-- TO BE DONE --
Copy out the material below in full, but not its images.

-- INFORMATION SHOWN --
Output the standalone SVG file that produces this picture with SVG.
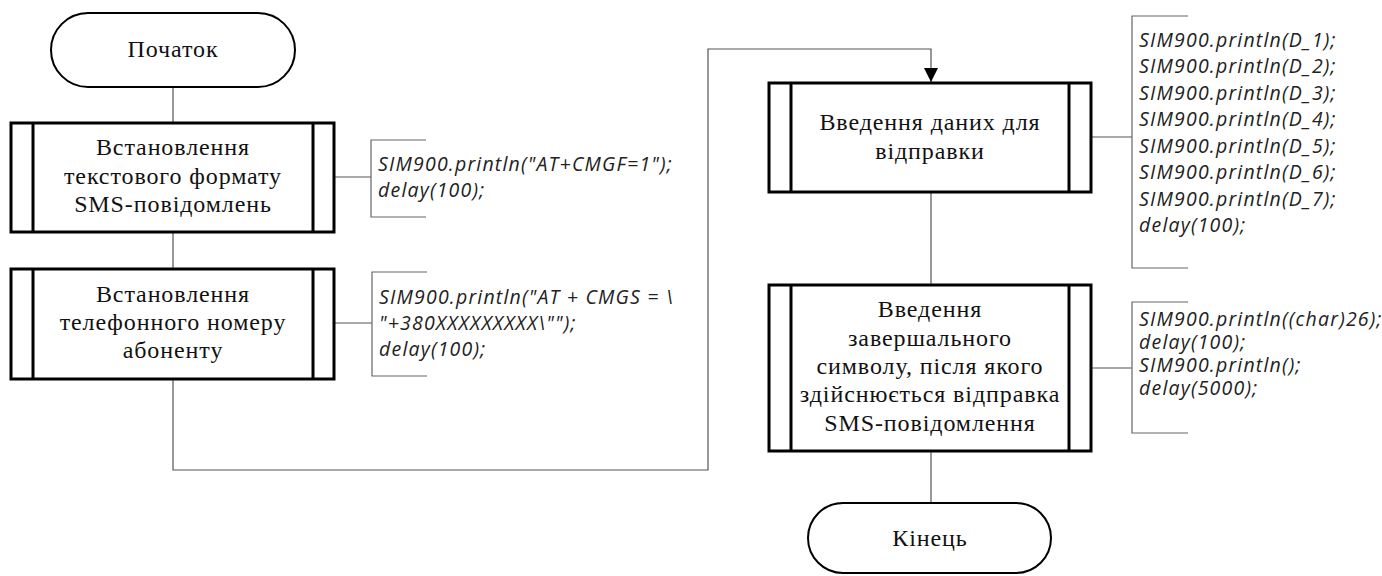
<svg xmlns="http://www.w3.org/2000/svg" width="1382" height="576" viewBox="0 0 1382 576">
<style>
.term{fill:#fff;stroke:#000;stroke-width:2}
.box{fill:#fff;stroke:#000;stroke-width:3}
.bar{stroke:#000;stroke-width:3}
.t{font-family:"Liberation Serif","Times New Roman",serif;font-size:24px;letter-spacing:0.9px;fill:#111;text-anchor:middle}
.c{font-family:"Open Sans","Noto Sans",sans-serif;font-style:italic;font-size:19.5px;letter-spacing:1.2px;fill:#222}
.ln{fill:none;stroke:#555;stroke-width:1.2}
.br{fill:none;stroke:#666;stroke-width:1.2}
</style>
<defs>
<marker id="ah" markerWidth="16" markerHeight="16" refX="14" refY="7" orient="auto" markerUnits="userSpaceOnUse">
<path d="M0,0 L14,7 L0,14 Z" fill="#000"/>
</marker>
</defs>
<g id="connectors">
<path class="ln" d="M173,87 V123"/>
<path class="ln" d="M173,232 V269"/>
<path class="ln" d="M173,379 V470 H708 V49 H931 V82" marker-end="url(#ah)"/>
<path class="ln" d="M931,192 V285"/>
<path class="ln" d="M931,451 V503"/>
<path class="ln" d="M334,177 H371"/>
<path class="ln" d="M334,323 H372"/>
<path class="ln" d="M1091,137 H1132"/>
<path class="ln" d="M1091,368 H1132"/>
</g>
<g id="start">
<rect class="term" x="51" y="13" width="244" height="74" rx="37" ry="37"/>
<text class="t" x="173" y="57">Початок</text>
</g>
<g id="box1">
<rect class="box" x="11" y="123" width="323" height="109"/>
<line class="bar" x1="33" y1="123" x2="33" y2="232"/>
<line class="bar" x1="313" y1="123" x2="313" y2="232"/>
<text class="t" x="173" y="155.2">Встановлення</text>
<text class="t" x="173" y="183.5">текстового формату</text>
<text class="t" x="173" y="211.8"> SMS-повідомлень</text>
</g>
<g id="note1">
<path class="br" d="M426,140 H371 V217 H426"/>
<text class="c" x="378" y="171">SIM900.println("AT+CMGF=1");</text>
<text class="c" x="378" y="197">delay(100);</text>
</g>
<g id="box2">
<rect class="box" x="11" y="269" width="323" height="110"/>
<line class="bar" x1="33" y1="269" x2="33" y2="379"/>
<line class="bar" x1="313" y1="269" x2="313" y2="379"/>
<text class="t" x="173" y="301.7">Встановлення</text>
<text class="t" x="173" y="330">телефонного номеру</text>
<text class="t" x="173" y="358.3">абоненту</text>
</g>
<g id="note2">
<path class="br" d="M427,272 H372 V376 H427"/>
<text class="c" x="379" y="304">SIM900.println("AT + CMGS = \</text>
<text class="c" x="379" y="330">"+380XXXXXXXXX\"");</text>
<text class="c" x="379" y="356">delay(100);</text>
</g>
<g id="box3">
<rect class="box" x="769" y="83" width="322" height="109"/>
<line class="bar" x1="791" y1="83" x2="791" y2="192"/>
<line class="bar" x1="1069" y1="83" x2="1069" y2="192"/>
<text class="t" x="930" y="130">Введення даних для</text>
<text class="t" x="930" y="158.5">відправки</text>
</g>
<g id="note3">
<path class="br" d="M1188,16 H1132 V268 H1188"/>
<text class="c" x="1139" y="46.5">SIM900.println(D_1);</text>
<text class="c" x="1139" y="73">SIM900.println(D_2);</text>
<text class="c" x="1139" y="99.5">SIM900.println(D_3);</text>
<text class="c" x="1139" y="126">SIM900.println(D_4);</text>
<text class="c" x="1139" y="152.5">SIM900.println(D_5);</text>
<text class="c" x="1139" y="179">SIM900.println(D_6);</text>
<text class="c" x="1139" y="205.5">SIM900.println(D_7);</text>
<text class="c" x="1139" y="232">delay(100);</text>
</g>
<g id="box4">
<rect class="box" x="769" y="285" width="322" height="166"/>
<line class="bar" x1="791" y1="285" x2="791" y2="451"/>
<line class="bar" x1="1069" y1="285" x2="1069" y2="451"/>
<text class="t" x="930" y="317.4">Введення</text>
<text class="t" x="930" y="345.7">завершального</text>
<text class="t" x="930" y="374">символу, після якого</text>
<text class="t" x="930" y="402.3">здійснюється відправка</text>
<text class="t" x="930" y="430.6"> SMS-повідомлення</text>
</g>
<g id="note4">
<path class="br" d="M1188,302 H1132 V433 H1188"/>
<text class="c" x="1139" y="326">SIM900.println((char)26);</text>
<text class="c" x="1139" y="349">delay(100);</text>
<text class="c" x="1139" y="372">SIM900.println();</text>
<text class="c" x="1139" y="395">delay(5000);</text>
</g>
<g id="end">
<rect class="term" x="808" y="503" width="243" height="70" rx="35" ry="35"/>
<text class="t" x="930" y="546">Кінець</text>
</g>
</svg>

-- FULL RESPONSE --
Output the standalone SVG file that produces this picture with SVG.
<svg xmlns="http://www.w3.org/2000/svg" width="1382" height="576" viewBox="0 0 1382 576">
<style>
.term{fill:#fff;stroke:#000;stroke-width:2}
.box{fill:#fff;stroke:#000;stroke-width:3}
.bar{stroke:#000;stroke-width:3}
.t{font-family:"Liberation Serif","Times New Roman",serif;font-size:24px;letter-spacing:0.9px;fill:#111;text-anchor:middle}
.c{font-family:"Open Sans","Noto Sans",sans-serif;font-style:italic;font-size:19.5px;letter-spacing:1.2px;fill:#222}
.ln{fill:none;stroke:#555;stroke-width:1.2}
.br{fill:none;stroke:#666;stroke-width:1.2}
</style>
<defs>
<marker id="ah" markerWidth="16" markerHeight="16" refX="14" refY="7" orient="auto" markerUnits="userSpaceOnUse">
<path d="M0,0 L14,7 L0,14 Z" fill="#000"/>
</marker>
</defs>
<g id="connectors">
<path class="ln" d="M173,87 V123"/>
<path class="ln" d="M173,232 V269"/>
<path class="ln" d="M173,379 V470 H708 V49 H931 V82" marker-end="url(#ah)"/>
<path class="ln" d="M931,192 V285"/>
<path class="ln" d="M931,451 V503"/>
<path class="ln" d="M334,177 H371"/>
<path class="ln" d="M334,323 H372"/>
<path class="ln" d="M1091,137 H1132"/>
<path class="ln" d="M1091,368 H1132"/>
</g>
<g id="start">
<rect class="term" x="51" y="13" width="244" height="74" rx="37" ry="37"/>
<text class="t" x="173" y="57">Початок</text>
</g>
<g id="box1">
<rect class="box" x="11" y="123" width="323" height="109"/>
<line class="bar" x1="33" y1="123" x2="33" y2="232"/>
<line class="bar" x1="313" y1="123" x2="313" y2="232"/>
<text class="t" x="173" y="155.2">Встановлення</text>
<text class="t" x="173" y="183.5">текстового формату</text>
<text class="t" x="173" y="211.8"> SMS-повідомлень</text>
</g>
<g id="note1">
<path class="br" d="M426,140 H371 V217 H426"/>
<text class="c" x="378" y="171">SIM900.println("AT+CMGF=1");</text>
<text class="c" x="378" y="197">delay(100);</text>
</g>
<g id="box2">
<rect class="box" x="11" y="269" width="323" height="110"/>
<line class="bar" x1="33" y1="269" x2="33" y2="379"/>
<line class="bar" x1="313" y1="269" x2="313" y2="379"/>
<text class="t" x="173" y="301.7">Встановлення</text>
<text class="t" x="173" y="330">телефонного номеру</text>
<text class="t" x="173" y="358.3">абоненту</text>
</g>
<g id="note2">
<path class="br" d="M427,272 H372 V376 H427"/>
<text class="c" x="379" y="304">SIM900.println("AT + CMGS = \</text>
<text class="c" x="379" y="330">"+380XXXXXXXXX\"");</text>
<text class="c" x="379" y="356">delay(100);</text>
</g>
<g id="box3">
<rect class="box" x="769" y="83" width="322" height="109"/>
<line class="bar" x1="791" y1="83" x2="791" y2="192"/>
<line class="bar" x1="1069" y1="83" x2="1069" y2="192"/>
<text class="t" x="930" y="130">Введення даних для</text>
<text class="t" x="930" y="158.5">відправки</text>
</g>
<g id="note3">
<path class="br" d="M1188,16 H1132 V268 H1188"/>
<text class="c" x="1139" y="46.5">SIM900.println(D_1);</text>
<text class="c" x="1139" y="73">SIM900.println(D_2);</text>
<text class="c" x="1139" y="99.5">SIM900.println(D_3);</text>
<text class="c" x="1139" y="126">SIM900.println(D_4);</text>
<text class="c" x="1139" y="152.5">SIM900.println(D_5);</text>
<text class="c" x="1139" y="179">SIM900.println(D_6);</text>
<text class="c" x="1139" y="205.5">SIM900.println(D_7);</text>
<text class="c" x="1139" y="232">delay(100);</text>
</g>
<g id="box4">
<rect class="box" x="769" y="285" width="322" height="166"/>
<line class="bar" x1="791" y1="285" x2="791" y2="451"/>
<line class="bar" x1="1069" y1="285" x2="1069" y2="451"/>
<text class="t" x="930" y="317.4">Введення</text>
<text class="t" x="930" y="345.7">завершального</text>
<text class="t" x="930" y="374">символу, після якого</text>
<text class="t" x="930" y="402.3">здійснюється відправка</text>
<text class="t" x="930" y="430.6"> SMS-повідомлення</text>
</g>
<g id="note4">
<path class="br" d="M1188,302 H1132 V433 H1188"/>
<text class="c" x="1139" y="326">SIM900.println((char)26);</text>
<text class="c" x="1139" y="349">delay(100);</text>
<text class="c" x="1139" y="372">SIM900.println();</text>
<text class="c" x="1139" y="395">delay(5000);</text>
</g>
<g id="end">
<rect class="term" x="808" y="503" width="243" height="70" rx="35" ry="35"/>
<text class="t" x="930" y="546">Кінець</text>
</g>
</svg>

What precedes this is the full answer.